Le conflit international entre la Russie et l’Ukraine a impacté l’économie marocaine, les ressources énergétiques sont devenues de plus en plus rares, ce qui, conjugué à une demande soutenue, a provoqué une flambée des prix. Le gouvernement marocain a refusé à plusieurs reprises de soutenir ses citoyens par diverses mesures qui pourraient stimuler une baisse des prix du carburant. Nadia Fettah, ministre de l’Économie et des Finances, s’est excusée devant le Parlement le 6 juin, arguant que « nous n’avons pas le budget pour subventionner les prix du carburant… N’hypothéquons pas l’avenir ».

Elle a également reconnu que le gouvernement est appelé à gérer cette situation, mais a expliqué que l’impossibilité de connaître les éventuelles fluctuations futures des prix, ainsi que la durée de la crise internationale, rendent cette tâche extrêmement difficile. Malgré la forte consommation d’hydrocarbures du Maroc, environ 12 millions de tonnes par an, ils sont soumis à de multiples taxes. La TIC (taxe intérieure de consommation) et la TVA (taxe sur la valeur ajoutée) sont des taxes importantes sur le prix du carburant. Mais pour l’instant, le gouvernement n’envisage pas de les réduire ou de les suspendre afin de réduire le coût du carburant.

L’arrêt de l’activité de la raffinerie de « La Samir » complique d’emblée l’existence, car cette infrastructure permet d’augmenter la capacité de stockage des carburants, chose non faite pour l’instant. Une autre formule suggérée par certains experts consiste à encourager les stations-service à réduire leurs marges bénéficiaires, ce qui réduirait considérablement la facture des consommateurs. Mais en réalité, il est très peu probable que le gouvernement prenne des mesures dans ce sens, car le secteur des hydrocarbures est libéralisé au Maroc depuis 2015.

L’un des secteurs les plus touchés par la hausse des prix du carburant est celui des taxis, ce qui a conduit le syndicat national des chauffeurs de taxi à menacer de faire grève le 29 juin devant la wilaya du Grand Casablanca. Ils estiment que les subventions allouées par le gouvernement à leur secteur sont insuffisantes pour couvrir le coût du carburant. Mais il est peu probable que cette situation difficile soit résolue, du moins à court terme. La banque d’investissement Goldman Sachs a prédit que le baril de Brent pourrait atteindre 140 dollars d’ici l’été, contre 120 dollars actuellement. « Les importateurs occidentaux ont annoncé des interdictions d’importation de pétrole russe », explique Goldman, ce qui, selon la banque, « entraînera un déplacement important et imparfait des barils en raison des contraintes contractuelles et de transport ». L’une des solutions suggérées par le rapport publié par la banque serait des droits de douane, ce qui reviendrait à taxer fortement les exportations russes, réduisant ainsi les revenus du pays gouverné par Poutine, mais permettant une normalisation des flux commerciaux.

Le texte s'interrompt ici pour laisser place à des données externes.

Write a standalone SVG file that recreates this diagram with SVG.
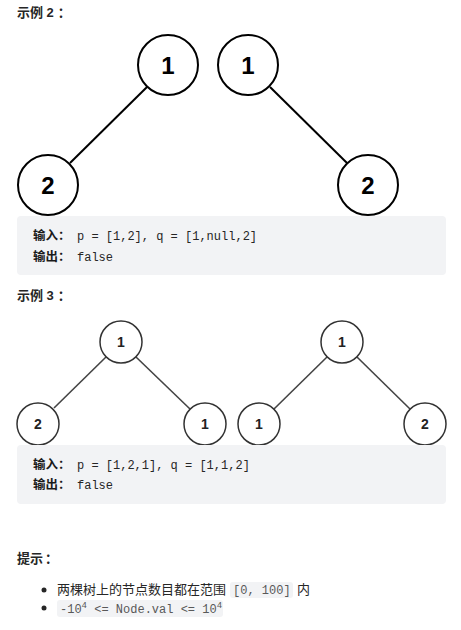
<svg xmlns="http://www.w3.org/2000/svg" width="461" height="630" viewBox="0 0 461 630">
<style>
.h{font-family:"Liberation Sans","Noto Sans CJK SC",sans-serif;font-weight:bold;font-size:13px;fill:#262626}
.big circle{fill:#fff;stroke:#000;stroke-width:2}
.big text{font-family:"Liberation Sans",Arial,sans-serif;font-weight:bold;font-size:24px;fill:#000;text-anchor:middle}
.sm circle{fill:#fff;stroke:#333;stroke-width:1.5}
.sm text{font-family:"Liberation Sans",Arial,sans-serif;font-weight:bold;font-size:14px;fill:#222;text-anchor:middle}
.e1{stroke:#000;stroke-width:2;fill:none}
.e2{stroke:#444;stroke-width:1.6;fill:none}
.box{fill:#f2f3f5}
.lbl{font-family:"Noto Sans CJK SC",sans-serif;font-weight:bold;font-size:12.5px;fill:#1a1a1a}
.code{font-family:"Liberation Mono",monospace;font-size:12px;fill:#262626}
.body{font-family:"Noto Sans CJK SC",sans-serif;font-size:13px;fill:#262626}
.ic{font-family:"Liberation Mono",monospace;font-size:12px;fill:#595959}
.icbg{fill:#f2f3f5}
</style>

<text class="h" x="17" y="17">示例 2<tspan dx="4">：</tspan></text>

<g id="connectors">
<line class="e1" x1="147" y1="87" x2="70" y2="163"/>
<line class="e1" x1="270" y1="87" x2="347" y2="163"/>
<line class="e2" x1="106" y1="357" x2="54" y2="408"/>
<line class="e2" x1="136" y1="357" x2="190" y2="409"/>
<line class="e2" x1="327" y1="357" x2="274" y2="409"/>
<line class="e2" x1="357" y1="357" x2="410" y2="409"/>
</g>

<g id="t1root" class="big"><circle cx="168" cy="65" r="30"/><text x="168" y="74">1</text></g>
<g id="t1left" class="big"><circle cx="48" cy="185" r="30"/><text x="48" y="194">2</text></g>
<g id="t2root" class="big"><circle cx="248" cy="65" r="30"/><text x="248" y="74">1</text></g>
<g id="t2right" class="big"><circle cx="368" cy="185" r="30"/><text x="368" y="194">2</text></g>

<rect class="box" x="17" y="216" width="429" height="59" rx="4"/>
<text class="lbl" x="33" y="240">输入：</text>
<text class="code" x="77" y="240">p = [1,2], q = [1,null,2]</text>
<text class="lbl" x="33" y="261">输出：</text>
<text class="code" x="77" y="261">false</text>

<text class="h" x="17" y="300">示例 3<tspan dx="4">：</tspan></text>

<g id="t3root" class="sm"><circle cx="121" cy="342" r="21"/><text x="121" y="347">1</text></g>
<g id="t3left" class="sm"><circle cx="38" cy="424" r="21"/><text x="38" y="429">2</text></g>
<g id="t3right" class="sm"><circle cx="205" cy="424" r="21"/><text x="205" y="429">1</text></g>
<g id="t4root" class="sm"><circle cx="342" cy="342" r="21"/><text x="342" y="347">1</text></g>
<g id="t4left" class="sm"><circle cx="259" cy="424" r="21"/><text x="259" y="429">1</text></g>
<g id="t4right" class="sm"><circle cx="425" cy="424" r="21"/><text x="425" y="429">2</text></g>

<rect class="box" x="17" y="445" width="429" height="59" rx="4"/>
<text class="lbl" x="33" y="469">输入：</text>
<text class="code" x="77" y="469">p = [1,2,1], q = [1,1,2]</text>
<text class="lbl" x="33" y="489">输出：</text>
<text class="code" x="77" y="489">false</text>

<text class="h" x="17" y="563">提示<tspan dx="2">：</tspan></text>

<circle cx="44" cy="590" r="2.5" fill="#262626"/>
<circle cx="44" cy="608" r="2.5" fill="#262626"/>
<text class="body" x="57" y="594">两棵树上的节点数目都在范围</text>
<rect class="icbg" x="230" y="582" width="63" height="16" rx="3"/>
<text class="ic" x="233" y="594">[0, 100]</text>
<text class="body" x="297" y="594">内</text>
<rect class="icbg" x="57" y="600" width="166" height="17" rx="3"/>
<text class="ic" x="60" y="613">-10<tspan font-size="9" dy="-5">4</tspan><tspan dy="5"> &lt;= Node.val &lt;= 10</tspan><tspan font-size="9" dy="-5">4</tspan></text>
</svg>
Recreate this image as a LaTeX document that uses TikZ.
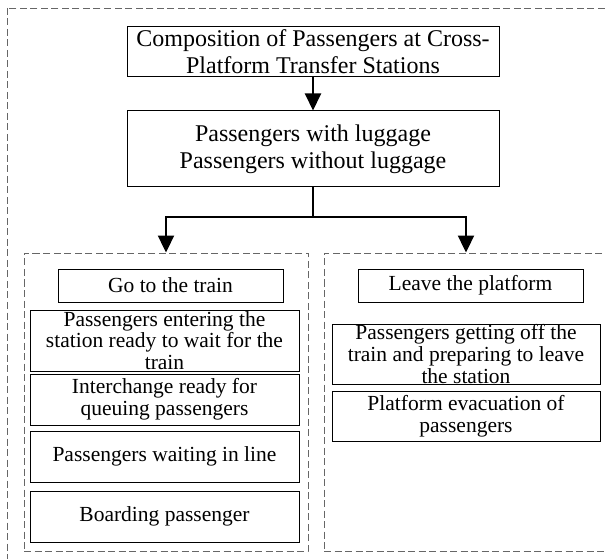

L’Organisation des pays exportateurs de pétrole (OPEP+) a également pris des mesures, s’engageant à augmenter la production quotidienne de barils de 42,56 millions de barils par jour en juillet à 43,2 millions de barils par jour. Malgré cette augmentation de la production, elle reste insuffisante pour couvrir le déficit causé par l’embargo pétrolier russe. Cet embargo concerne le pétrole transporté par bateau, qui représentait les deux tiers des importations européennes de brut russe, chiffre qui est passé à 90 % à la fin de l’année. Cette augmentation après le conflit russo-ukrainien a été répartie sur le reste des membres de l’OPEP, mais certains d’entre eux n’ont pas été en mesure d’augmenter le taux de production de leurs infrastructures en même temps que la demande a augmenté. Tout cela signifie que le prix du pétrole continue de s’envoler et, pire encore, qu’il n’a pas encore atteint son sommet. Les Marocains cherchent donc des moyens de réduire autant que possible leur facture de carburant, malgré la réticence du gouvernement à réduire les taxes sur le carburant.